İktidarın uyguladığı ekonomik politikalar, sermaye sınıfının çıkarlarını gözeten bir çizgide ilerlerken, Erdoğan-Şimşek programının halk üzerindeki yıkıcı etkilerinden oldukça memnun oldukları görülüyor.
Vergi yükünün daha çok emekçilerin sırtına binmesi geniş halk kesimlerinin yaşam koşullarını olumsuz etkilerken, sermaye çevrelerinin kârlarını artırıyor. Devlet bütçesinden sağlanan teşvikler, ihaleler ve kaynaklar belli başlı şirketlere aktarılırken, emekçilerin payına düşük ücretler, ağır çalışma koşulları ve her an işsiz kalma korkusu düşüyor.

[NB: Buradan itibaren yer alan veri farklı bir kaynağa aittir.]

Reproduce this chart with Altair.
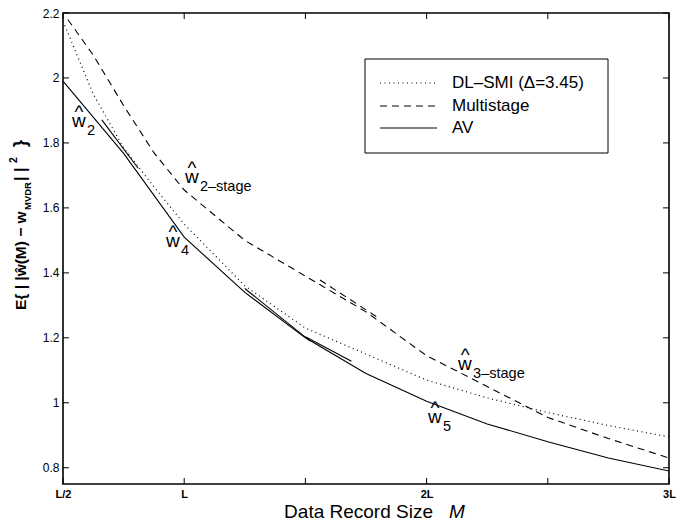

Türkiye, uzun süredir OECD ülkeleri arasında ücretli emekçilerin vergi yükünün en ağır olduğu ülkeler arasında ilk sıralarda, milli gelirden alınan pay açısından ise son sıralarda bulunuyor. Başka bir deyişle, toplam iş gücünün üçte ikisinden fazlasını oluşturan ücretli emekçiler, ekonominin büyümesindeki rollerine rağmen zenginlikten en az payı alırken gelirlerine göre en çok vergiyi ödemeye devam ediyorlar.